How do you monitor something you can't detect?

I ran into an interesting (and frankly annoying) problem at work the other day. For context, I work on a personal finance app and my team is responsible for looking after our credit card product. We work with several vendors to make this happen, including one that handles our card provisioning. We’ve had several issues with this vendor before, and it didn’t come as a surprise that the incident we’ll discuss was caused by them as well.

The incident

As with all incidents, I got a page one morning from our customer success team that multiple users were facing issues adding their credit card to their mobile wallet. This is one of the flows where we rely on our vendor’s SDK, both for detecting whether a user already has our card in their wallet and to kick off the provisioning process. A quick investigation revealed that while starting the provisioning flow from the app was working fine, in the wallet app, users were unable to verify their identity (one-time passcode sent by our vendor to their email/phone) to finish adding the card to their wallet.

Obviously, this is not something we influence and we had to chase down the vendor, have several back-and-forths with them to get them to understand the issue and finally fix it. Overall, from when we were notified by customers, the issue was resolved in less than a day. Unfortunately, we took ages to detect the issue in the first place as we had to wait for our customers to start complaining and our customer success teams to run through the usual triage process and connect the dots to find the greater pattern. This meant that the issue went undetected for just shy of three days before we were notified.

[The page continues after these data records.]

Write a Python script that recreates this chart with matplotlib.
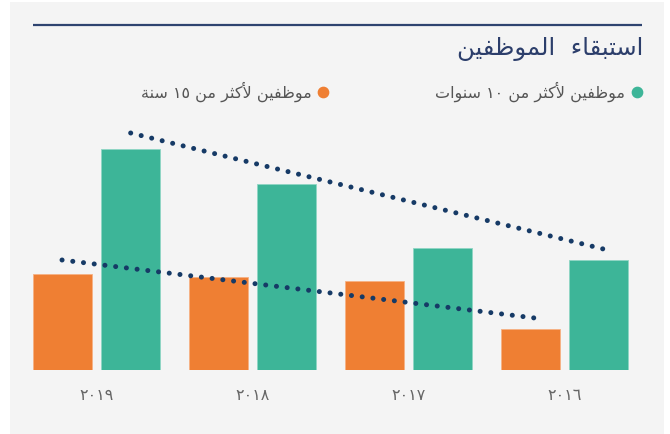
import re
import matplotlib
matplotlib.use("Agg")
import matplotlib.pyplot as plt
from matplotlib.patches import Rectangle

# ---------------- data ----------------
years = ["٢٠١٩", "٢٠١٨", "٢٠١٧", "٢٠١٦"]
over10 = [221, 186, 122, 110]      # green
over15 = [96, 93, 89, 41]          # orange
trend10 = [237, 121]               # dotted trend (start, end)
trend15 = [110, 52]
title = "استبقاء  الموظفين"
label10 = "موظفين لأكثر من ١٠ سنوات"
label15 = "موظفين لأكثر من ١٥ سنة"

# ---------------- minimal Arabic shaping ----------------
FORMS = {
    'ا': ('\uFE8D', '\uFE8E', None, None),
    'أ': ('\uFE83', '\uFE84', None, None),
    'ء': ('\uFE80', None, None, None),
    'ب': ('\uFE8F', '\uFE90', '\uFE91', '\uFE92'),
    'ة': ('\uFE93', '\uFE94', None, None),
    'ت': ('\uFE95', '\uFE96', '\uFE97', '\uFE98'),
    'ث': ('\uFE99', '\uFE9A', '\uFE9B', '\uFE9C'),
    'ر': ('\uFEAD', '\uFEAE', None, None),
    'س': ('\uFEB1', '\uFEB2', '\uFEB3', '\uFEB4'),
    'ظ': ('\uFEC5', '\uFEC6', '\uFEC7', '\uFEC8'),
    'ف': ('\uFED1', '\uFED2', '\uFED3', '\uFED4'),
    'ق': ('\uFED5', '\uFED6', '\uFED7', '\uFED8'),
    'ك': ('\uFED9', '\uFEDA', '\uFEDB', '\uFEDC'),
    'ل': ('\uFEDD', '\uFEDE', '\uFEDF', '\uFEE0'),
    'م': ('\uFEE1', '\uFEE2', '\uFEE3', '\uFEE4'),
    'ن': ('\uFEE5', '\uFEE6', '\uFEE7', '\uFEE8'),
    'و': ('\uFEED', '\uFEEE', None, None),
    'ي': ('\uFEF1', '\uFEF2', '\uFEF3', '\uFEF4'),
}
LAM_ALEF = {'أ': ('\uFEF7', '\uFEF8', None, None),
            'ا': ('\uFEFB', '\uFEFC', None, None)}


def shape(text):
    toks = []
    i = 0
    while i < len(text):
        c = text[i]
        if c == 'ل' and i + 1 < len(text) and text[i + 1] in LAM_ALEF:
            toks.append(LAM_ALEF[text[i + 1]])
            i += 2
            continue
        toks.append(FORMS.get(c, c))
        i += 1
    out = []
    for k, t in enumerate(toks):
        if isinstance(t, str):
            out.append(t)
            continue
        prev = toks[k - 1] if k > 0 else None
        nxt = toks[k + 1] if k + 1 < len(toks) else None
        jp = isinstance(prev, tuple) and prev[2] is not None and t[1] is not None
        jn = isinstance(nxt, tuple) and t[2] is not None and nxt[1] is not None
        if jp and jn:
            out.append(t[3])
        elif jp:
            out.append(t[1])
        elif jn:
            out.append(t[2])
        else:
            out.append(t[0])
    s = ''.join(out)[::-1]
    return re.sub('[\u0660-\u0669]+', lambda m: m.group(0)[::-1], s)


plt.rcParams['font.family'] = ['DejaVu Sans']

W, H = 670, 434
fig = plt.figure(figsize=(W / 100, H / 100), dpi=100, facecolor='white')

# overlay in pixel coordinates for decoration
ov = fig.add_axes([0, 0, 1, 1])
ov.set_xlim(0, W)
ov.set_ylim(H, 0)
ov.axis('off')
ov.add_patch(Rectangle((10, 2), 654, 432, facecolor='#f4f4f4', edgecolor='none'))
ov.plot([33, 642], [25, 25], color='#2e4470', lw=1.6, solid_capstyle='butt')
ov.text(643, 49, shape(title), ha='right', va='center', fontsize=17.5, color='#2c3e6b')

GREEN = '#3db598'
ORANGE = '#ef7f33'
ov.scatter([637], [92], s=55, color=GREEN, zorder=3)
ov.text(625, 92, shape(label10), ha='right', va='center', fontsize=11.5, color='#555555')
ov.scatter([323], [92], s=55, color=ORANGE, zorder=3)
ov.text(312, 92, shape(label15), ha='right', va='center', fontsize=11.5, color='#555555')

# main axes: baseline at y=370 px from top, 156 px per group
left = (96.35 - 78) / W
ax = fig.add_axes([left, (H - 370) / H, 624 / W, 300 / H])
ax.set_xlim(-0.5, 3.5)
ax.set_ylim(0, 300)
ax.patch.set_alpha(0)
for s in ax.spines.values():
    s.set_visible(False)
ax.set_yticks([])

x = list(range(len(years)))
off = 0.22
wd = 0.378
ax.bar([v - off for v in x], over15, width=wd, color=ORANGE, edgecolor='#f6b184', linewidth=0.6, zorder=2)
ax.bar([v + off for v in x], over10, width=wd, color=GREEN, edgecolor='#8fd6c4', linewidth=0.6, zorder=2)

dot = dict(color='#163a66', lw=3.6, linestyle=(0, (0.01, 2.15)), dash_capstyle='round', zorder=3)
ax.plot([x[0] + off, x[-1] + off + 0.03], trend10, **dot)
ax.plot([x[0] - off, x[-1] - off + 0.03], trend15, **dot)

ax.set_xticks(x)
ax.set_xticklabels(years, fontsize=11.5, color='#666666')
ax.tick_params(axis='x', length=0, pad=13)

fig.savefig('out.png', dpi=100, facecolor=fig.get_facecolor())
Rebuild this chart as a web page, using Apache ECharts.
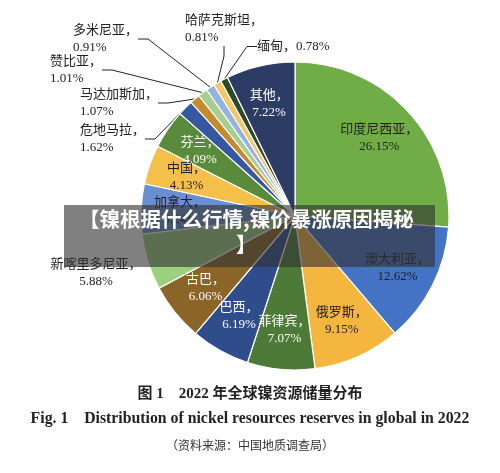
<!DOCTYPE html>
<html><head><meta charset="utf-8">
<script src="https://cdn.jsdelivr.net/npm/echarts@6/dist/echarts.min.js"></script>
<style>html,body{margin:0;padding:0;background:#fff}#main{width:500px;height:473px}</style>
</head><body><div id="main"></div>
<script>
var chartDom = document.getElementById('main');
var myChart = echarts.init(chartDom);

var countries = ['印度尼西亚', '澳大利亚', '俄罗斯', '菲律宾', '巴西', '古巴', '新喀里多尼亚', '加拿大', '中国', '芬兰', '危地马拉', '马达加斯加', '赞比亚', '多米尼亚', '哈萨克斯坦', '缅甸', '其他'];
var shares = [26.15, 12.62, 9.15, 7.07, 6.19, 6.06, 5.88, 5.24, 4.13, 4.09, 1.62, 1.07, 1.01, 0.91, 0.81, 0.78, 7.22];
var colors = ['#70ad47', '#4472c4', '#f4b63f', '#4e7a37', '#2f4d8a', '#8b6528', '#9dd07e', '#6a8fd0', '#f5c04a', '#5a8a3c', '#3558a0', '#c48a2c', '#a5cf8e', '#95b3e0', '#f5c56a', '#2e4a25', '#2c3c64'];
var whiteText = ['菲律宾', '巴西', '古巴', '其他', '芬兰'];
// 外侧标签位置 [x, y, 对齐, 引线]
var outsidePos = {
    '新喀里多尼亚': [96, 256, 'center', false],
    '危地马拉': [80, 122, 'left', true],
    '马达加斯加': [80, 86, 'left', true],
    '赞比亚': [50, 53, 'left', true],
    '多米尼亚': [73, 22, 'left', true],
    '哈萨克斯坦': [185, 12, 'left', true],
    '缅甸': [257, 38, 'left', true]
};

var font = '"Liberation Serif", "Noto Sans CJK SC", serif';
var fmt = p => p.name + (p.name === '缅甸' ? '，' : '，\n') + p.value.toFixed(2) + '%';

// 主饼图：扇区 + 外侧标签
var mainData = countries.map(function (c, i) {
    var pos = outsidePos[c];
    return {
        name: c,
        value: shares[i],
        itemStyle: { color: colors[i] },
        label: { show: !!pos },
        labelLine: { show: !!(pos && pos[3]) }
    };
});
// 透明环：内侧标签（放在较外的半径上）
var innerData = countries.map(function (c, i) {
    return {
        name: c,
        value: shares[i],
        label: { show: !outsidePos[c], color: whiteText.indexOf(c) >= 0 ? '#fff' : '#222' }
    };
});

var option = {
    animation: false,
    graphic: [
        { type: 'text', left: 'center', top: 387, style: { text: '图 1　2022 年全球镍资源储量分布', font: 'bold 15px ' + font, fill: '#222' } },
        { type: 'text', left: 'center', top: 411, style: { text: 'Fig. 1    Distribution of nickel resources reserves in global in 2022', font: 'bold 15.8px ' + font, fill: '#222' } },
        { type: 'text', left: 'center', top: 441, style: { text: '（资料来源：中国地质调查局）', font: '12px ' + font, fill: '#333' } },
        { type: 'rect', shape: { x: 64, y: 205, width: 371, height: 62 }, style: { fill: 'rgba(50,50,50,0.62)' }, z: 100 },
        { type: 'text', x: 79, y: 209, z: 101, style: { text: '【镍根据什么行情,镍价暴涨原因揭秘', font: 'bold 20.5px "Noto Sans CJK SC", sans-serif', fill: '#fff' } },
        { type: 'text', x: 236, y: 234, z: 101, style: { text: '】', font: 'bold 20.5px "Noto Sans CJK SC", sans-serif', fill: '#fff' } }
    ],
    series: [
        {
            type: 'pie',
            center: [295, 216],
            radius: [0, 154],
            startAngle: 90,
            data: mainData,
            itemStyle: { borderColor: '#fff', borderWidth: 1.2 },
            label: {
                position: 'outside',
                formatter: fmt,
                fontFamily: font,
                fontSize: 13,
                lineHeight: 17,
                color: '#222'
            },
            labelLine: { lineStyle: { color: '#222', width: 1 }, length: 10, length2: 10 },
            labelLayout: function (p) {
                var pos = outsidePos[countries[p.dataIndex]];
                if (!pos) return {};
                return { x: pos[0], y: pos[1], align: pos[2], verticalAlign: 'top' };
            }
        },
        {
            type: 'pie',
            center: [295, 216],
            radius: [70, 154],
            startAngle: 90,
            silent: true,
            avoidLabelOverlap: false,
            data: innerData,
            itemStyle: { color: 'transparent' },
            label: {
                position: 'inside',
                formatter: fmt,
                fontFamily: font,
                fontSize: 13,
                lineHeight: 17
            },
            labelLine: { show: false },
            labelLayout: { hideOverlap: false }
        }
    ]
};

option && myChart.setOption(option);
</script></body></html>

A detection time of 3 days is terrible. Even though we didn’t cause the issue, we weren’t able to quickly notify our vendor, as we had no visibility into what was happening inside the flow. To make matters worse, the vendor SDK was reporting a successful card added event to us because technically the card was added to the user’s wallet, just in an unverified state where they couldn’t actually use it.

Reducing our detection time

As part of the root cause analysis, I had the idea to set up a proxy metric that would hopefully allow us to reduce the three-day time to detection and proposed it as a follow-up in the post-mortem. Since we can’t directly measure the success of the add to wallet process, I thought we could instead continuously sample how many of our users have a card but haven’t added it to their wallet.

This sounds expensive, but it was something we were already doing on app start to determine whether we need to render various “Add to wallet” buttons in the app. We could simply hook into this check and log a metric every time we detect that the user didn’t have our card added to their wallet. We could then set up a monitor and an alert on our monitoring platform to let us know if the baseline ever spiked in a 1 - 2 hour rolling window.

This way, we should be notified a lot sooner if customers are running into issues and can proactively get our vendor on the line to fix the issue.